→ Data segment
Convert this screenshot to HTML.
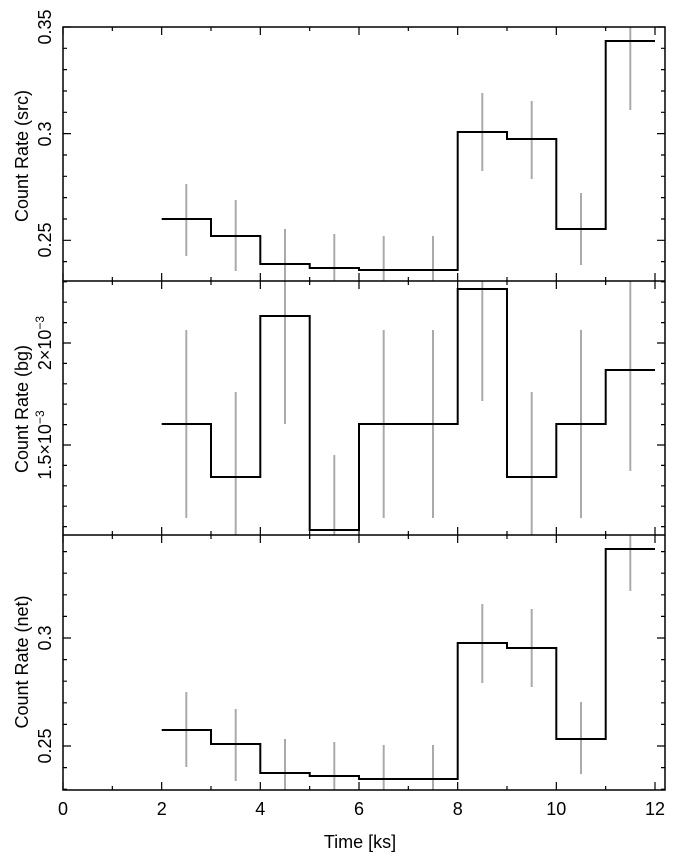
<!DOCTYPE html>
<html><head><meta charset="utf-8"><style>
html,body{margin:0;padding:0;background:#fff;}
svg{display:block;font-family:"Liberation Sans",sans-serif;}
</style></head><body>
<svg id="s" width="676" height="861" viewBox="0 0 676 861">
<g id="ticks" stroke="#000" stroke-width="1.2"></g>
<g fill="none" stroke="#aaa" stroke-width="2">
<path d="M186.3 184V256M235.7 200V271M285 229V281M334.3 234V281M383.7 236V281M433 236V281M482.3 93V171M531.7 101V179M581 193V265M630.3 27V110"/>
<path d="M186.3 330V518M235.7 392V535M285 281V424M334.3 455V535M383.7 330V518M433 330V518M482.3 281V401M531.7 392V535M581 330V518M630.3 281V471"/>
<path d="M186.3 692V767M235.7 709V781M285 739V790M334.3 742V790M383.7 745V790M433 745V790M482.3 604V683M531.7 609V687M581 702V774M630.3 535V591"/>
</g>
<g fill="none" stroke="#000" stroke-width="2">
<path d="M161.7 219H211V236H260.3V264H309.7V268H359V270H457.7V132H507V139H556.3V229H605.7V41H655"/>
<path d="M161.7 424H211V477H260.3V316H309.7V530H359V424H457.7V289H507V477H556.3V424H605.7V370H655"/>
<path d="M161.7 730H211V744H260.3V773H309.7V776H359V779H457.7V643H507V648H556.3V739H605.7V549H655"/>
</g>
<g fill="none" stroke="#000" stroke-width="1.5">
<rect x="63" y="27" width="602" height="763"/>
<path d="M63 281H665M63 535H665"/>
</g>
<g font-size="18" fill="#000" text-anchor="middle">
<text x="63" y="815">0</text><text x="161.7" y="815">2</text><text x="260.3" y="815">4</text><text x="359" y="815">6</text><text x="457.7" y="815">8</text><text x="556.3" y="815">10</text><text x="655" y="815">12</text>
<text x="360" y="848">Time [ks]</text>
<text transform="translate(51,27) rotate(-90)">0.35</text>
<text transform="translate(51,134) rotate(-90)">0.3</text>
<text transform="translate(51,240) rotate(-90)">0.25</text>
<text transform="translate(51,343) rotate(-90)">2×10<tspan font-size="12" dy="-7">−3</tspan></text>
<text transform="translate(51,445) rotate(-90)">1.5×10<tspan font-size="12" dy="-7">−3</tspan></text>
<text transform="translate(51,638) rotate(-90)">0.3</text>
<text transform="translate(51,746) rotate(-90)">0.25</text>
<text transform="translate(28,156) rotate(-90)">Count Rate (src)</text>
<text transform="translate(28,409) rotate(-90)">Count Rate (bg)</text>
<text transform="translate(28,662) rotate(-90)">Count Rate (net)</text>
</g>
</svg>
<script>
var g=document.getElementById('ticks'),d='';
function X(t){return 63+49.333*t;}
[[27,281],[281,535],[535,790]].forEach(function(p){
 for(var t=0;t<=12;t++){var L=t%2?4:8,x=X(t);d+='M'+x+' '+p[0]+'v'+L+'M'+x+' '+p[1]+'v-'+L;}
});
function yt(y0,step,n,maj,top,bot){for(var i=0;i<n;i++){var y=y0+i*step;if(y<top-0.5||y>bot+0.5)continue;var L=(maj(i))?8:4;d+='M63 '+y+'h'+L+'M665 '+y+'h-'+L;}}
yt(27,21.33,13,function(i){return i%5==0},27,281);
yt(343-20.4*3,20.4,13,function(i){return (i-3)%5==0},281,535);
yt(638-21.6*5,21.6,13,function(i){return i%5==0},535,790);
var p=document.createElementNS('http://www.w3.org/2000/svg','path');p.setAttribute('d',d);g.appendChild(p);
</script>
</body></html>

→ Exercise
Reproduce each line word for word and drop the pictures.

→ Solved problem
Convert this screenshot to HTML.
<!DOCTYPE html>
<html><head><meta charset="utf-8"><style>
html,body{margin:0;padding:0;background:#fff;}
svg{display:block;font-family:"Liberation Sans",sans-serif;}
</style></head><body>
<svg id="s" width="676" height="861" viewBox="0 0 676 861">
<g id="ticks" stroke="#000" stroke-width="1.2"></g>
<g fill="none" stroke="#aaa" stroke-width="2">
<path d="M186.3 184V256M235.7 200V271M285 229V281M334.3 234V281M383.7 236V281M433 236V281M482.3 93V171M531.7 101V179M581 193V265M630.3 27V110"/>
<path d="M186.3 330V518M235.7 392V535M285 281V424M334.3 455V535M383.7 330V518M433 330V518M482.3 281V401M531.7 392V535M581 330V518M630.3 281V471"/>
<path d="M186.3 692V767M235.7 709V781M285 739V790M334.3 742V790M383.7 745V790M433 745V790M482.3 604V683M531.7 609V687M581 702V774M630.3 535V591"/>
</g>
<g fill="none" stroke="#000" stroke-width="2">
<path d="M161.7 219H211V236H260.3V264H309.7V268H359V270H457.7V132H507V139H556.3V229H605.7V41H655"/>
<path d="M161.7 424H211V477H260.3V316H309.7V530H359V424H457.7V289H507V477H556.3V424H605.7V370H655"/>
<path d="M161.7 730H211V744H260.3V773H309.7V776H359V779H457.7V643H507V648H556.3V739H605.7V549H655"/>
</g>
<g fill="none" stroke="#000" stroke-width="1.5">
<rect x="63" y="27" width="602" height="763"/>
<path d="M63 281H665M63 535H665"/>
</g>
<g font-size="18" fill="#000" text-anchor="middle">
<text x="63" y="815">0</text><text x="161.7" y="815">2</text><text x="260.3" y="815">4</text><text x="359" y="815">6</text><text x="457.7" y="815">8</text><text x="556.3" y="815">10</text><text x="655" y="815">12</text>
<text x="360" y="848">Time [ks]</text>
<text transform="translate(51,27) rotate(-90)">0.35</text>
<text transform="translate(51,134) rotate(-90)">0.3</text>
<text transform="translate(51,240) rotate(-90)">0.25</text>
<text transform="translate(51,343) rotate(-90)">2×10<tspan font-size="12" dy="-7">−3</tspan></text>
<text transform="translate(51,445) rotate(-90)">1.5×10<tspan font-size="12" dy="-7">−3</tspan></text>
<text transform="translate(51,638) rotate(-90)">0.3</text>
<text transform="translate(51,746) rotate(-90)">0.25</text>
<text transform="translate(28,156) rotate(-90)">Count Rate (src)</text>
<text transform="translate(28,409) rotate(-90)">Count Rate (bg)</text>
<text transform="translate(28,662) rotate(-90)">Count Rate (net)</text>
</g>
</svg>
<script>
var g=document.getElementById('ticks'),d='';
function X(t){return 63+49.333*t;}
[[27,281],[281,535],[535,790]].forEach(function(p){
 for(var t=0;t<=12;t++){var L=t%2?4:8,x=X(t);d+='M'+x+' '+p[0]+'v'+L+'M'+x+' '+p[1]+'v-'+L;}
});
function yt(y0,step,n,maj,top,bot){for(var i=0;i<n;i++){var y=y0+i*step;if(y<top-0.5||y>bot+0.5)continue;var L=(maj(i))?8:4;d+='M63 '+y+'h'+L+'M665 '+y+'h-'+L;}}
yt(27,21.33,13,function(i){return i%5==0},27,281);
yt(343-20.4*3,20.4,13,function(i){return (i-3)%5==0},281,535);
yt(638-21.6*5,21.6,13,function(i){return i%5==0},535,790);
var p=document.createElementNS('http://www.w3.org/2000/svg','path');p.setAttribute('d',d);g.appendChild(p);
</script>
</body></html>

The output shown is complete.